Taken one at a time, each of these actions might be justifiable or understandable or surmountable. But together with ObamaCare and Dodd-Frank and the "balanced" or "Buffett" approach to deficit and debt reduction — i.e., big tax increases — the effect is a drag on the economy. Others reply that the economy is crummy in much of Europe, too, and President Obama can't be blamed for that. Perhaps. But perhaps it is also Obama-like policies — high taxes, out-of-control spending, and complex regulations — that got Europe into trouble.

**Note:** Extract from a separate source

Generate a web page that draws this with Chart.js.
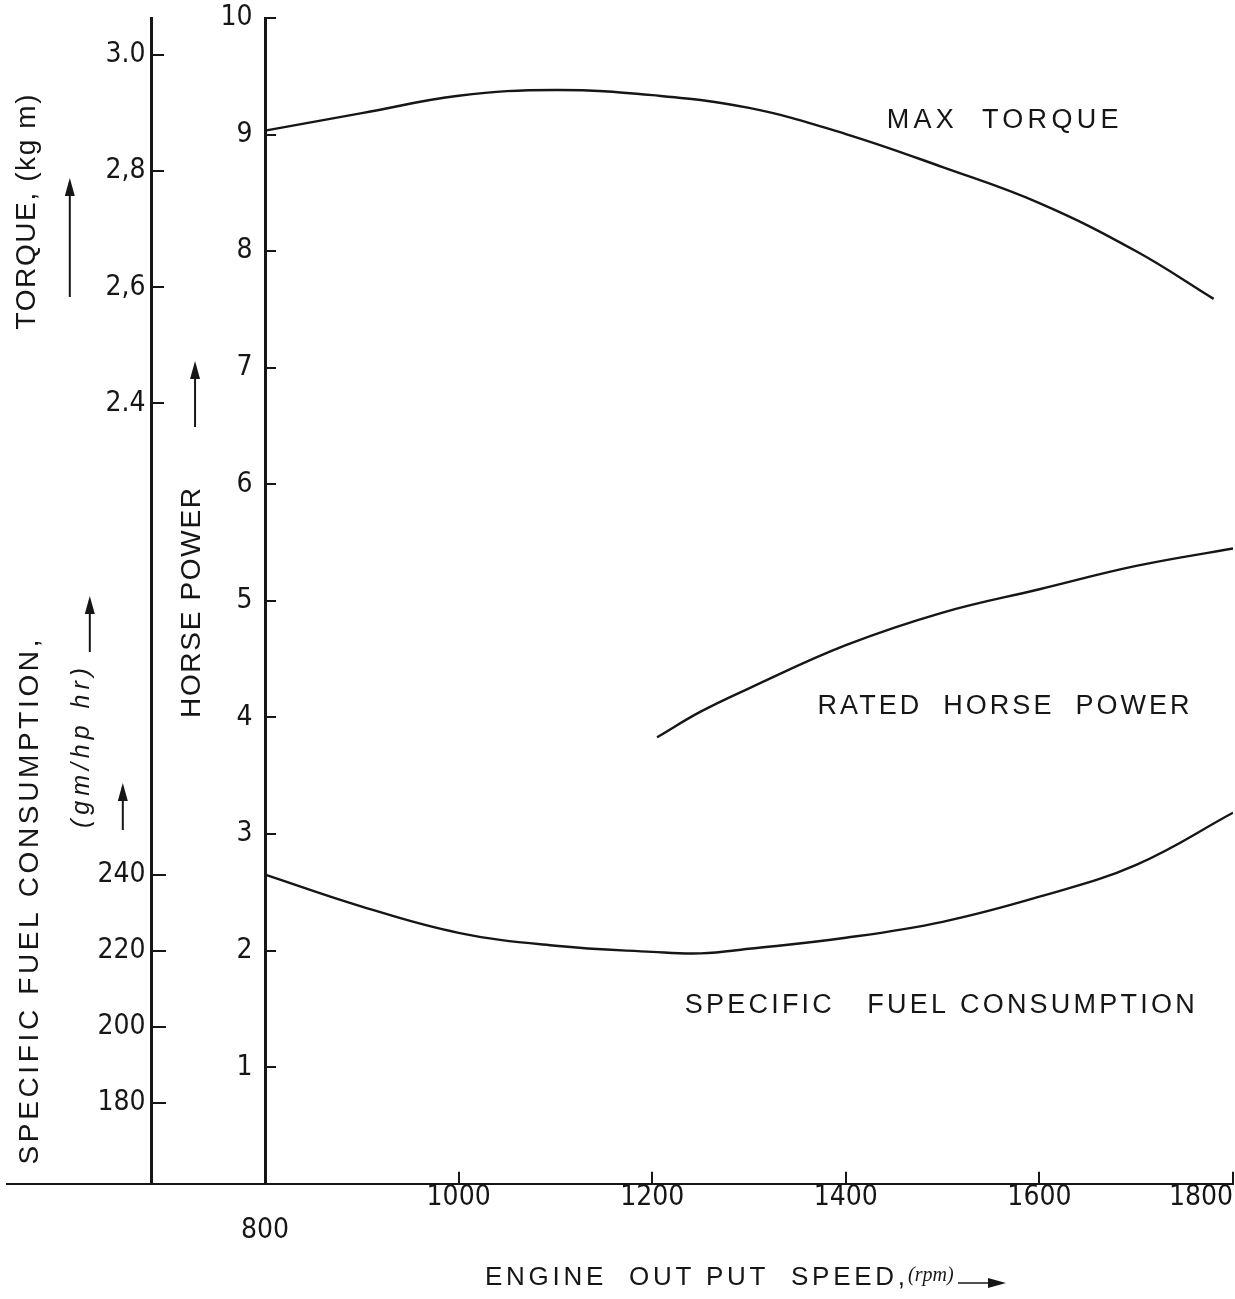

A related dynamic is that the press and market commentators seem focused on each new government move — Chairman Bernanke's Jackson Hole speech, or the latest statement from the Federal Open Market Committee, or Obama's big jobs speech that he's been holding in reserve during his summer vacation — rather than on the longer term. In that context, Governor Perry's promise to "work every day to make Washington, D.C. as inconsequential in your life as I can" might strike a lot of voters as the sort of "change" they can believe in, or at least prefer to the incumbent.